GOAL -> Nothing but the lines from the one containing "Write a LaTeX" to the end of the data should be returned, each exactly as written.

SUPPLIED DATA ->

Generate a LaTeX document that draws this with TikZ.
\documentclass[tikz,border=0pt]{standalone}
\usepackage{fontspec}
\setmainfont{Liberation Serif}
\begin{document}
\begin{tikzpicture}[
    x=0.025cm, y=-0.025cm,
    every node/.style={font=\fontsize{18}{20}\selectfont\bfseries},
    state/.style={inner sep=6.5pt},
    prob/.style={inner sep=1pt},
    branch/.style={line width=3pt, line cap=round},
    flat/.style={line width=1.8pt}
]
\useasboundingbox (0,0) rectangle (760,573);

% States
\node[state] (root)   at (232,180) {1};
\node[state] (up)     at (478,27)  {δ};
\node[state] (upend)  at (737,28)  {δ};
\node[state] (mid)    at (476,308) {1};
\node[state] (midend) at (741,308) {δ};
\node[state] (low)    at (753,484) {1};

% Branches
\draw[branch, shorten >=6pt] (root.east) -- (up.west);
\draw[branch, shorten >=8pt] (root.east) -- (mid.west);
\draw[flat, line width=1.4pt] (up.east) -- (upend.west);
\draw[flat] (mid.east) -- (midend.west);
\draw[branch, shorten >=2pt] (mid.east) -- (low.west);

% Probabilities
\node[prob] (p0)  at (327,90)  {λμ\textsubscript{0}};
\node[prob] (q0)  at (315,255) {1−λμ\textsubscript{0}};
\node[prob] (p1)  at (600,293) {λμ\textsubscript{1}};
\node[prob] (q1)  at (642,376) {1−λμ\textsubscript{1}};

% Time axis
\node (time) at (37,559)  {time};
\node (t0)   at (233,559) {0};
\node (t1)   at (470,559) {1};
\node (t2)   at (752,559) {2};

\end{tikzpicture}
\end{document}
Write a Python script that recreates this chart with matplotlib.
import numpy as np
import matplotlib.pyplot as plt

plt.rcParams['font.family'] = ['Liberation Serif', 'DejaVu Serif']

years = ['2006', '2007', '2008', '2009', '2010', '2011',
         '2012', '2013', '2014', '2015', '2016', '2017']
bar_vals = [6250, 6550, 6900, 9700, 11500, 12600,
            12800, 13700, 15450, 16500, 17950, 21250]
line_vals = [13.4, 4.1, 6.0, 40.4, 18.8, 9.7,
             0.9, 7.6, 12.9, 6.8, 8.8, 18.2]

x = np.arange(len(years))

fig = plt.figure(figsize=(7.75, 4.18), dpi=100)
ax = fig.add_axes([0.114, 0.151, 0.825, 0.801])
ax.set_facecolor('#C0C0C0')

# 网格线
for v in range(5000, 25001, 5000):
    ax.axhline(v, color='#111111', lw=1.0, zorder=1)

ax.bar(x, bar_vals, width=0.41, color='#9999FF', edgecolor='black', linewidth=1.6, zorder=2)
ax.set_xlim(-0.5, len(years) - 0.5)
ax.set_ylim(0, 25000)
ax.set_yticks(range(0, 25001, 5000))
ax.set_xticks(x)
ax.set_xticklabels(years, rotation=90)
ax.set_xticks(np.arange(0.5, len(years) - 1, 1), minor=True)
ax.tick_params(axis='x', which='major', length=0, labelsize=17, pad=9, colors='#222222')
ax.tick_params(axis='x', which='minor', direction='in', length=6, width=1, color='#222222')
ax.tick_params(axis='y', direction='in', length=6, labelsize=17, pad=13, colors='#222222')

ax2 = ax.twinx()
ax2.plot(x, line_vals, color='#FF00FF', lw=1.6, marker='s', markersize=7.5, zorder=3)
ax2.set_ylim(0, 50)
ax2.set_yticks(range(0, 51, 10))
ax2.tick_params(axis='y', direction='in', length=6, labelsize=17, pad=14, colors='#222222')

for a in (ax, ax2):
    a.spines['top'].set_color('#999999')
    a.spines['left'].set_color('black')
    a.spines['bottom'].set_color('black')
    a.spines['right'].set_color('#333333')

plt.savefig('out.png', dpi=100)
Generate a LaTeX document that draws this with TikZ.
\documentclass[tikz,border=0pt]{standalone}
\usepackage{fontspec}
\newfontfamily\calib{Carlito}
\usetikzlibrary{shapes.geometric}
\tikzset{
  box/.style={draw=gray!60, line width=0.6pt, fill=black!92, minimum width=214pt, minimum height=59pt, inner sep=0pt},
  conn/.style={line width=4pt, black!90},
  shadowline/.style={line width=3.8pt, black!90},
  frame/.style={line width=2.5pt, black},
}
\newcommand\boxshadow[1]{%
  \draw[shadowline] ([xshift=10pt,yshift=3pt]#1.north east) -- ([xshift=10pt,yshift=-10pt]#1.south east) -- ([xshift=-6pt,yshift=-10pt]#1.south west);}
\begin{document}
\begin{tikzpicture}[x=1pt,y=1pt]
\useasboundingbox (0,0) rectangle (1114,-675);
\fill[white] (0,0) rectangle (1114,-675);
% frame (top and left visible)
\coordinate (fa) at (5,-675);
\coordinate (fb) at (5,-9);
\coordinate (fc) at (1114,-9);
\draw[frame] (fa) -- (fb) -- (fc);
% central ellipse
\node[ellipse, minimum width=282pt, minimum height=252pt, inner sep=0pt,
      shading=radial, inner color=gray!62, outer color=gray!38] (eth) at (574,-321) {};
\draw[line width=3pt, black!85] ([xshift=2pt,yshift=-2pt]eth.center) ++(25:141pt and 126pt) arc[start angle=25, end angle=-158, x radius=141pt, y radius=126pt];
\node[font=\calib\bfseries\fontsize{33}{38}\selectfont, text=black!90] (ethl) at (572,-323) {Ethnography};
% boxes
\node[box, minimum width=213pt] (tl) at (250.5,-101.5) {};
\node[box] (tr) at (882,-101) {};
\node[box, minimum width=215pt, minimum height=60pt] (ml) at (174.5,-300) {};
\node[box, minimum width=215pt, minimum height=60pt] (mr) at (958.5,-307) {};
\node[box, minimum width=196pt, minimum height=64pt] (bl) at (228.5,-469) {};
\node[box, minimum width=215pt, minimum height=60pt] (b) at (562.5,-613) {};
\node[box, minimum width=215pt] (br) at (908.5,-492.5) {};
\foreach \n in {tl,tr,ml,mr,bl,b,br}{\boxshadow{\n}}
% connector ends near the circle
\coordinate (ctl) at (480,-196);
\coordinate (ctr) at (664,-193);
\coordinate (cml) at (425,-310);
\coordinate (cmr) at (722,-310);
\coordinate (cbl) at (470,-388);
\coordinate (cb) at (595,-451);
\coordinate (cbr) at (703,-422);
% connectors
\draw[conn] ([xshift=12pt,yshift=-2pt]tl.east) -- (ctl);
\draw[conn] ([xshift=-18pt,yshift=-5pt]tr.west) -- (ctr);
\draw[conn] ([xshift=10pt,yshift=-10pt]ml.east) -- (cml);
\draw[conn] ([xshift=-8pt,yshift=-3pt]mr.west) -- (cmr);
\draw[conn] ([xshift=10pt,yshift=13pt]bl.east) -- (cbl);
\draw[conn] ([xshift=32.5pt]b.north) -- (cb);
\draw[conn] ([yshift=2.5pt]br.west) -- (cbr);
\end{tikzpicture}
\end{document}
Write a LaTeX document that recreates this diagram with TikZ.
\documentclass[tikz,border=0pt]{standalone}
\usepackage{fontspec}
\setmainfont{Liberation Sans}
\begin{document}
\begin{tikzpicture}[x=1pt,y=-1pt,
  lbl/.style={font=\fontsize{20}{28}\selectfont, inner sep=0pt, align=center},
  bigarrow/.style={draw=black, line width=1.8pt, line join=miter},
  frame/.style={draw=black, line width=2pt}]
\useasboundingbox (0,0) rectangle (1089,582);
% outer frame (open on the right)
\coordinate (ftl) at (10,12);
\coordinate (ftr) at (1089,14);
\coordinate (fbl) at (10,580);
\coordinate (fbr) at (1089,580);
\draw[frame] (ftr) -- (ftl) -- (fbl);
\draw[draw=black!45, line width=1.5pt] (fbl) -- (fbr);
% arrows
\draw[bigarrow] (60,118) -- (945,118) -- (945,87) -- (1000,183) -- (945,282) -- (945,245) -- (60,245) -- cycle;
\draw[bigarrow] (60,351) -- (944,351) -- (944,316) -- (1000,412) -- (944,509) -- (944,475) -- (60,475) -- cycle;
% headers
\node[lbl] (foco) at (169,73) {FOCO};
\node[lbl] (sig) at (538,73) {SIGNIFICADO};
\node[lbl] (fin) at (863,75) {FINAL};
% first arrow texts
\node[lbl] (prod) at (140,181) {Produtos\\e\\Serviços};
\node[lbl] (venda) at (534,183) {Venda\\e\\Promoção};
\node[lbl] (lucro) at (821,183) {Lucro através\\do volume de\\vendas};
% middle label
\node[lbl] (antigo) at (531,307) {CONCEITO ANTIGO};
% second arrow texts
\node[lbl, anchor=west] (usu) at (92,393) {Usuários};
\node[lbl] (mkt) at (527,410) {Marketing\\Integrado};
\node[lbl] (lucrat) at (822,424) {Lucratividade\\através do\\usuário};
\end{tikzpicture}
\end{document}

COMPLETE RESPONSE ->
Write a LaTeX document that recreates this diagram with TikZ.
\documentclass[tikz,border=0pt]{standalone}
\usepackage{fontspec}
\setmainfont{Liberation Sans}
\begin{document}
\begin{tikzpicture}[x=1pt,y=-1pt,
  lbl/.style={font=\fontsize{20}{28}\selectfont, inner sep=0pt, align=center},
  bigarrow/.style={draw=black, line width=1.8pt, line join=miter},
  frame/.style={draw=black, line width=2pt}]
\useasboundingbox (0,0) rectangle (1089,582);
% outer frame (open on the right)
\coordinate (ftl) at (10,12);
\coordinate (ftr) at (1089,14);
\coordinate (fbl) at (10,580);
\coordinate (fbr) at (1089,580);
\draw[frame] (ftr) -- (ftl) -- (fbl);
\draw[draw=black!45, line width=1.5pt] (fbl) -- (fbr);
% arrows
\draw[bigarrow] (60,118) -- (945,118) -- (945,87) -- (1000,183) -- (945,282) -- (945,245) -- (60,245) -- cycle;
\draw[bigarrow] (60,351) -- (944,351) -- (944,316) -- (1000,412) -- (944,509) -- (944,475) -- (60,475) -- cycle;
% headers
\node[lbl] (foco) at (169,73) {FOCO};
\node[lbl] (sig) at (538,73) {SIGNIFICADO};
\node[lbl] (fin) at (863,75) {FINAL};
% first arrow texts
\node[lbl] (prod) at (140,181) {Produtos\\e\\Serviços};
\node[lbl] (venda) at (534,183) {Venda\\e\\Promoção};
\node[lbl] (lucro) at (821,183) {Lucro através\\do volume de\\vendas};
% middle label
\node[lbl] (antigo) at (531,307) {CONCEITO ANTIGO};
% second arrow texts
\node[lbl, anchor=west] (usu) at (92,393) {Usuários};
\node[lbl] (mkt) at (527,410) {Marketing\\Integrado};
\node[lbl] (lucrat) at (822,424) {Lucratividade\\através do\\usuário};
\end{tikzpicture}
\end{document}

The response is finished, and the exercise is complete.